The point cut is believed to be the very first diamond cut and dates back to the 1300s. It was a very basic procedure and was more a form of polishing the diamond than actual cutting. In any case, it set the foundation for subsequent diamond cuts.
Let’s take a look at the history of the point cut and why it was important.
What is the Point Cut?
Diamonds are the hardest known natural substance and for a long time, the idea of cutting a diamond was almost impossible. Prior to the point cut, diamonds were simply used in their natural state because there was no technology at the time to polish or cut a diamond. Because diamond rough is octahedral in appearance, this natural shape was used as is.
The point cut
In the early 1300s, the first step in the long history of diamond cutting was taken, when the process of polishing diamonds began. This first form of diamond ‘cut’ involved polishing the diamond rough to remove blemishes and to create smooth facets. Poorly formed diamond rough could also be shaped into the octahedral shape that was in demand. These diamonds are known now as the point cut even though it wasn’t really a cut.
The table cut was created around a 100 years after the point cut by slicing off the top of the diamond to create a large, flat table top.
By the 15th century, the point cut was superseded by other more advanced cuts, including the table cut and the single cut. Over time, point cuts fell out of favor as more advanced cuts came along. Today finding a point cut from the past is very rare, as most of these cuts were refashioned into more advanced shapes.
How Was the Point Cut Used in Jewelry?
Point cut diamonds were typically mounted into ring settings, with the point reaching upwards in a pyramidal shape. Here’s an example of an antique 16th century gold ring with a point cut diamond. At this time, diamonds were extremely rare and only the upper classes could afford them. It was a gemstone for royalty and the nobility.
Almost all diamonds at this time came from India, where they were highly valued for their supposed metaphysical powers. Diamonds were prized for their durability and hardness, rather than for their brilliance and sparkle as they are today. It was only in the early 18th century when diamond deposits were found in Brazil that the gemstone became more accessible.
Point Cuts Today
Point cuts today are almost non-existent, in that hardly anyone fashions diamonds into this shape anymore. It’s easy to see why.
First, point cuts don’t enhance the beauty or sparkle of the diamond, simply looking like a lump of glass. With today’s advanced technology, diamonds can be faceted into complex arrangements that bring out the inner sparkle of the stone.

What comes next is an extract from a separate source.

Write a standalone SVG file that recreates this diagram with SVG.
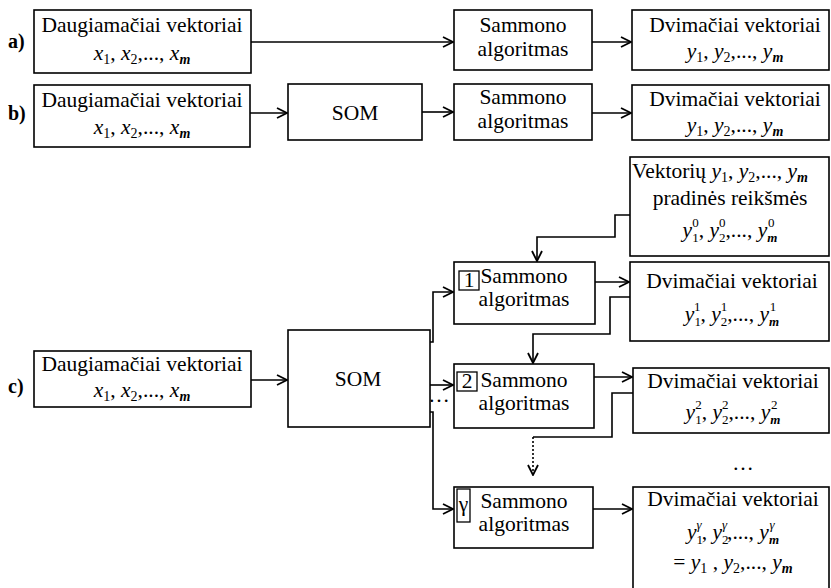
<svg xmlns="http://www.w3.org/2000/svg" width="831" height="588" viewBox="0 0 831 588">
<defs>
<style>
.b{fill:#fff;stroke:#000;stroke-width:1.6}
.sb{fill:none;stroke:#000;stroke-width:1.3}
.t{font-family:"Liberation Serif","Times New Roman",serif;font-size:21.5px;fill:#000}
.c{text-anchor:middle}
.lab{font-family:"Liberation Serif","Times New Roman",serif;font-size:20px;font-weight:bold}
.i{font-style:italic}
.s{font-size:14px;font-style:normal}
.p{font-size:13px;font-style:normal}
.sm{font-size:14px;font-style:italic;font-weight:bold}
.pm{font-size:13px;font-style:italic;font-weight:bold}
.sg{font-size:13px;font-style:italic}
.k{fill:none;stroke:#000;stroke-width:1.6}
.d{stroke-dasharray:2 2}
</style>
<marker id="ar" viewBox="0 0 12 12" refX="11" refY="6" markerWidth="12" markerHeight="12" markerUnits="userSpaceOnUse" orient="auto">
<path d="M1,1 L11,6 L1,11" fill="none" stroke="#000" stroke-width="1.8"/>
</marker>
</defs>
<rect width="831" height="588" fill="#fff"/>

<text class="lab" x="8" y="48">a)</text>
<text class="lab" x="8" y="120">b)</text>
<text class="lab" x="8" y="393">c)</text>

<g id="connectors">
<path class="k" d="M251,42 H453" marker-end="url(#ar)"/>
<path class="k" d="M592,42 H631" marker-end="url(#ar)"/>
<path class="k" d="M250,113 H287" marker-end="url(#ar)"/>
<path class="k" d="M422,112 H453" marker-end="url(#ar)"/>
<path class="k" d="M592,113 H631" marker-end="url(#ar)"/>
<path class="k" d="M251,380 H287" marker-end="url(#ar)"/>
<path class="k" d="M430,342 H433 V292 H453" marker-end="url(#ar)"/>
<path class="k" d="M430,385 H453" marker-end="url(#ar)"/>
<path class="k" d="M430,412 H433 V509 H453" marker-end="url(#ar)"/>
<path class="k" d="M630,215 H615 V237 H537 V261" marker-end="url(#ar)"/>
<path class="k" d="M595,282 H629" marker-end="url(#ar)"/>
<path class="k" d="M630,297 H610 V334 H533 V363" marker-end="url(#ar)"/>
<path class="k" d="M594,377 H632" marker-end="url(#ar)"/>
<path class="k" d="M633,393 H612 V437 H533"/>
<path class="k d" d="M533,437 V475" marker-end="url(#ar)"/>
<path class="k" d="M593,509 H632" marker-end="url(#ar)"/>
<text class="t c" x="439" y="402" font-size="18">…</text>
<text class="t c" x="743" y="470" font-size="18">…</text>
</g>

<g id="a_in">
<rect class="b" x="34" y="10" width="217" height="63"/>
<text class="t c" x="142" y="32">Daugiamačiai vektoriai</text>
<text class="t c" x="142" y="60"><tspan class="i">x</tspan><tspan class="s" dy="4">1</tspan><tspan dy="-4">, </tspan><tspan class="i">x</tspan><tspan class="s" dy="4">2</tspan><tspan dy="-4">,..., </tspan><tspan class="i">x</tspan><tspan class="sm" dy="4">m</tspan></text>
</g>
<g id="a_sam">
<rect class="b" x="454" y="10" width="138" height="60"/>
<text class="t c" x="523" y="32">Sammono</text>
<text class="t c" x="523" y="56">algoritmas</text>
</g>
<g id="a_out">
<rect class="b" x="632" y="10" width="197" height="60"/>
<text class="t c" x="735" y="32">Dvimačiai vektoriai</text>
<text class="t c" x="735" y="58"><tspan class="i">y</tspan><tspan class="s" dy="4">1</tspan><tspan dy="-4">, </tspan><tspan class="i">y</tspan><tspan class="s" dy="4">2</tspan><tspan dy="-4">,..., </tspan><tspan class="i">y</tspan><tspan class="sm" dy="4">m</tspan></text>
</g>

<g id="b_in">
<rect class="b" x="34" y="85" width="216" height="62"/>
<text class="t c" x="142" y="107">Daugiamačiai vektoriai</text>
<text class="t c" x="142" y="134"><tspan class="i">x</tspan><tspan class="s" dy="4">1</tspan><tspan dy="-4">, </tspan><tspan class="i">x</tspan><tspan class="s" dy="4">2</tspan><tspan dy="-4">,..., </tspan><tspan class="i">x</tspan><tspan class="sm" dy="4">m</tspan></text>
</g>
<g id="b_som">
<rect class="b" x="288" y="84" width="134" height="56"/>
<text class="t c" x="355" y="120" font-size="22.5">SOM</text>
</g>
<g id="b_sam">
<rect class="b" x="454" y="84" width="138" height="56"/>
<text class="t c" x="523" y="104">Sammono</text>
<text class="t c" x="523" y="128">algoritmas</text>
</g>
<g id="b_out">
<rect class="b" x="632" y="85" width="197" height="55"/>
<text class="t c" x="735" y="106">Dvimačiai vektoriai</text>
<text class="t c" x="735" y="132"><tspan class="i">y</tspan><tspan class="s" dy="4">1</tspan><tspan dy="-4">, </tspan><tspan class="i">y</tspan><tspan class="s" dy="4">2</tspan><tspan dy="-4">,..., </tspan><tspan class="i">y</tspan><tspan class="sm" dy="4">m</tspan></text>
</g>

<g id="c_in">
<rect class="b" x="34" y="351" width="217" height="56"/>
<text class="t c" x="142" y="371">Daugiamačiai vektoriai</text>
<text class="t c" x="142" y="397"><tspan class="i">x</tspan><tspan class="s" dy="4">1</tspan><tspan dy="-4">, </tspan><tspan class="i">x</tspan><tspan class="s" dy="4">2</tspan><tspan dy="-4">,..., </tspan><tspan class="i">x</tspan><tspan class="sm" dy="4">m</tspan></text>
</g>
<g id="c_som">
<rect class="b" x="288" y="330" width="142" height="97"/>
<text class="t c" x="358" y="386" font-size="22.5">SOM</text>
</g>

<g id="c_init">
<rect class="b" x="630" y="157" width="199" height="99"/>
<text class="t" x="632" y="178">Vektorių  <tspan class="i">y</tspan><tspan class="s" dy="4">1</tspan><tspan dy="-4">, </tspan><tspan class="i">y</tspan><tspan class="s" dy="4">2</tspan><tspan dy="-4">,..., </tspan><tspan class="i">y</tspan><tspan class="sm" dy="4">m</tspan></text>
<text class="t c" x="730" y="205">pradinės reikšmės</text>
<text class="t c" x="730" y="237"><tspan class="i">y</tspan><tspan class="p" dy="5">1</tspan><tspan class="p" dx="-6.5" dy="-15">0</tspan><tspan dy="10">, </tspan><tspan class="i">y</tspan><tspan class="p" dy="5">2</tspan><tspan class="p" dx="-6.5" dy="-15">0</tspan><tspan dy="10">,..., </tspan><tspan class="i">y</tspan><tspan class="pm" dy="5">m</tspan><tspan class="p" dx="-9.5" dy="-15">0</tspan></text>
</g>

<g id="c_sam1">
<rect class="b" x="454" y="262" width="141" height="62"/>
<rect class="sb" x="459" y="271" width="20" height="19"/>
<text class="t c" x="469" y="287" font-size="16">1</text>
<text class="t c" x="524" y="283">Sammono</text>
<text class="t c" x="524" y="306">algoritmas</text>
</g>
<g id="c_out1">
<rect class="b" x="630" y="262" width="199" height="79"/>
<text class="t c" x="732" y="288">Dvimačiai vektoriai</text>
<text class="t c" x="732" y="321"><tspan class="i">y</tspan><tspan class="p" dy="5">1</tspan><tspan class="p" dx="-6.5" dy="-15">1</tspan><tspan dy="10">, </tspan><tspan class="i">y</tspan><tspan class="p" dy="5">2</tspan><tspan class="p" dx="-6.5" dy="-15">1</tspan><tspan dy="10">,..., </tspan><tspan class="i">y</tspan><tspan class="pm" dy="5">m</tspan><tspan class="p" dx="-9.5" dy="-15">1</tspan></text>
</g>

<g id="c_sam2">
<rect class="b" x="454" y="364" width="140" height="64"/>
<rect class="sb" x="457" y="372" width="20" height="19"/>
<text class="t c" x="467" y="388" font-size="16">2</text>
<text class="t c" x="524" y="387">Sammono</text>
<text class="t c" x="524" y="410">algoritmas</text>
</g>
<g id="c_out2">
<rect class="b" x="633" y="368" width="196" height="65"/>
<text class="t c" x="733" y="388">Dvimačiai vektoriai</text>
<text class="t c" x="733" y="419"><tspan class="i">y</tspan><tspan class="p" dy="5">1</tspan><tspan class="p" dx="-6.5" dy="-15">2</tspan><tspan dy="10">, </tspan><tspan class="i">y</tspan><tspan class="p" dy="5">2</tspan><tspan class="p" dx="-6.5" dy="-15">2</tspan><tspan dy="10">,..., </tspan><tspan class="i">y</tspan><tspan class="pm" dy="5">m</tspan><tspan class="p" dx="-9.5" dy="-15">2</tspan></text>
</g>

<g id="c_samg">
<rect class="b" x="454" y="487" width="139" height="61"/>
<rect class="sb" x="457" y="489" width="13" height="33"/>
<text class="t c" x="463.5" y="511" font-size="17">γ</text>
<text class="t c" x="524" y="508">Sammono</text>
<text class="t c" x="524" y="531">algoritmas</text>
</g>
<g id="c_outg">
<rect class="b" x="633" y="487" width="196" height="110"/>
<text class="t c" x="733" y="506">Dvimačiai vektoriai</text>
<text class="t c" x="733" y="539"><tspan class="i">y</tspan><tspan class="p" dy="5">1</tspan><tspan class="sg" dx="-6.5" dy="-15">γ</tspan><tspan dy="10">, </tspan><tspan class="i">y</tspan><tspan class="p" dy="5">2</tspan><tspan class="sg" dx="-6.5" dy="-15">γ</tspan><tspan dy="10">,..., </tspan><tspan class="i">y</tspan><tspan class="pm" dy="5">m</tspan><tspan class="sg" dx="-9.5" dy="-15">γ</tspan></text>
<text class="t c" x="733" y="569">= <tspan class="i">y</tspan><tspan class="s" dy="4">1</tspan><tspan dy="-4"> , </tspan><tspan class="i">y</tspan><tspan class="s" dy="4">2</tspan><tspan dy="-4">,..., </tspan><tspan class="i">y</tspan><tspan class="sm" dy="4">m</tspan></text>
</g>
</svg>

Second, while a point cut utilizes the entire diamond, today a single diamond rough is typically cut into two or more pieces and shaped into stones. While a round diamond often results in a lot of wastage of the rough stone, often two square shaped diamond cuts can be fashioned from a single rough. This is also why round diamonds are so expensive and square ones are more affordable, all else being equal, of course.
Third, there aren’t many designs with which point cut diamonds are compatible. Apart from certain ring styles, in drop earrings or pendants, point cut diamonds would be very restrictive.
And lastly, the only reason anyone would want a point cut diamond today is to evoke the past and to wear a truly vintage style of diamond. Apart from that, there’s really not much reason to wear point cut diamonds.
At the time of this writing, there were no point cut diamonds or jewelry available online, apart from one being sold as a valuable antique. This means that this is a cut that’s been relegated to the past. Unless there’s a revival of sorts, the point cut will remain simply a charming stage in the history of diamond cutting.